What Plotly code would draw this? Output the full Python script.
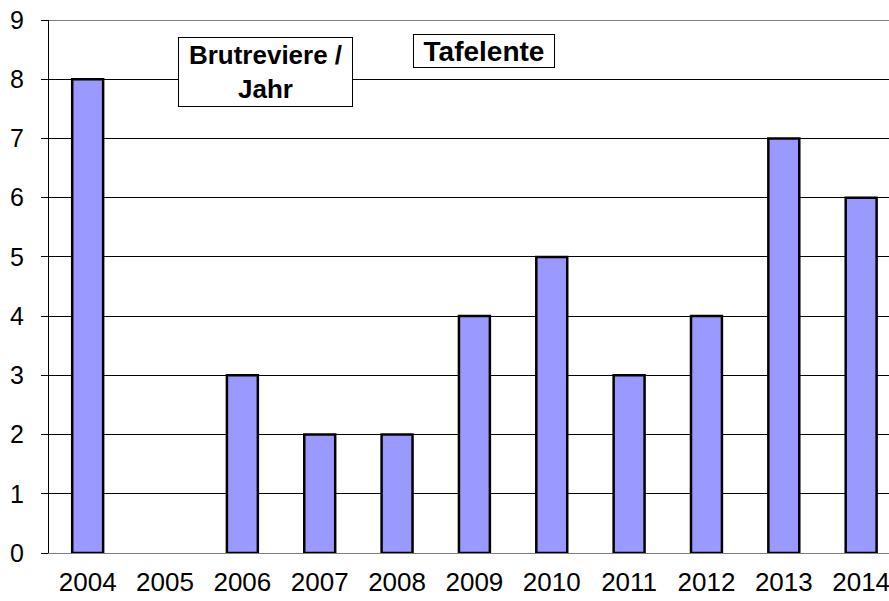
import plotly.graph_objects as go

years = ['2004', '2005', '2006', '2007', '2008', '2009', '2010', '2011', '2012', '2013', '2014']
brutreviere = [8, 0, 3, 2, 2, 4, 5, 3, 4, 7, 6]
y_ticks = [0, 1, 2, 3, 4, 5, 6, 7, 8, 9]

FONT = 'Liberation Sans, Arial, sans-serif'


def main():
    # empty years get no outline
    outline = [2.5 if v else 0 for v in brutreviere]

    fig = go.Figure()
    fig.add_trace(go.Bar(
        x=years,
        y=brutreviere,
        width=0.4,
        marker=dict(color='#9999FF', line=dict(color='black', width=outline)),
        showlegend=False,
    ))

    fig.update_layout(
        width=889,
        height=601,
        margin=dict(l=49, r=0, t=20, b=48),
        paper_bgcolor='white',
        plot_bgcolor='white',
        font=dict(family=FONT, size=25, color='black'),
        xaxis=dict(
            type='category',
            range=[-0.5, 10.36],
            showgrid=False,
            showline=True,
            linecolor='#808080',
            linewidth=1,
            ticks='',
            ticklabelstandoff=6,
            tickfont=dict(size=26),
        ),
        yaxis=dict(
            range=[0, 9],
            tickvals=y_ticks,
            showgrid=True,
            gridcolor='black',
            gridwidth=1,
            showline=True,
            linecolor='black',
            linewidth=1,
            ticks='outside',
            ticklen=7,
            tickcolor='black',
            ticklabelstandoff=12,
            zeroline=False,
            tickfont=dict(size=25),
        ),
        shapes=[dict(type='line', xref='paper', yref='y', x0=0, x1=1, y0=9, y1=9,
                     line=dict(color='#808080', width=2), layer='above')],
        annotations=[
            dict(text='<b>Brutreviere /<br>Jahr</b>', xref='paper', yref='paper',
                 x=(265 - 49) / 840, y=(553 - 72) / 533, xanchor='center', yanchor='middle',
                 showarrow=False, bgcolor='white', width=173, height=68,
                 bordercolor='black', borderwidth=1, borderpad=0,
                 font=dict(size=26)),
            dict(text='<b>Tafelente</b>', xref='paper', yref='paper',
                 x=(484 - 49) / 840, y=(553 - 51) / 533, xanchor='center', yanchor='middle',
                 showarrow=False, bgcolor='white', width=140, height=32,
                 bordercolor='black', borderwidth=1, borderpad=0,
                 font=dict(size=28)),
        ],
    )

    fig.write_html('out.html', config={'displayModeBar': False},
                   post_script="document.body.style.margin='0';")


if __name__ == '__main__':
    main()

### Stated task
Set down the material above as is, without any pictures.

### Result
What Plotly code would draw this? Output the full Python script.
import plotly.graph_objects as go

years = ['2004', '2005', '2006', '2007', '2008', '2009', '2010', '2011', '2012', '2013', '2014']
brutreviere = [8, 0, 3, 2, 2, 4, 5, 3, 4, 7, 6]
y_ticks = [0, 1, 2, 3, 4, 5, 6, 7, 8, 9]

FONT = 'Liberation Sans, Arial, sans-serif'


def main():
    # empty years get no outline
    outline = [2.5 if v else 0 for v in brutreviere]

    fig = go.Figure()
    fig.add_trace(go.Bar(
        x=years,
        y=brutreviere,
        width=0.4,
        marker=dict(color='#9999FF', line=dict(color='black', width=outline)),
        showlegend=False,
    ))

    fig.update_layout(
        width=889,
        height=601,
        margin=dict(l=49, r=0, t=20, b=48),
        paper_bgcolor='white',
        plot_bgcolor='white',
        font=dict(family=FONT, size=25, color='black'),
        xaxis=dict(
            type='category',
            range=[-0.5, 10.36],
            showgrid=False,
            showline=True,
            linecolor='#808080',
            linewidth=1,
            ticks='',
            ticklabelstandoff=6,
            tickfont=dict(size=26),
        ),
        yaxis=dict(
            range=[0, 9],
            tickvals=y_ticks,
            showgrid=True,
            gridcolor='black',
            gridwidth=1,
            showline=True,
            linecolor='black',
            linewidth=1,
            ticks='outside',
            ticklen=7,
            tickcolor='black',
            ticklabelstandoff=12,
            zeroline=False,
            tickfont=dict(size=25),
        ),
        shapes=[dict(type='line', xref='paper', yref='y', x0=0, x1=1, y0=9, y1=9,
                     line=dict(color='#808080', width=2), layer='above')],
        annotations=[
            dict(text='<b>Brutreviere /<br>Jahr</b>', xref='paper', yref='paper',
                 x=(265 - 49) / 840, y=(553 - 72) / 533, xanchor='center', yanchor='middle',
                 showarrow=False, bgcolor='white', width=173, height=68,
                 bordercolor='black', borderwidth=1, borderpad=0,
                 font=dict(size=26)),
            dict(text='<b>Tafelente</b>', xref='paper', yref='paper',
                 x=(484 - 49) / 840, y=(553 - 51) / 533, xanchor='center', yanchor='middle',
                 showarrow=False, bgcolor='white', width=140, height=32,
                 bordercolor='black', borderwidth=1, borderpad=0,
                 font=dict(size=28)),
        ],
    )

    fig.write_html('out.html', config={'displayModeBar': False},
                   post_script="document.body.style.margin='0';")


if __name__ == '__main__':
    main()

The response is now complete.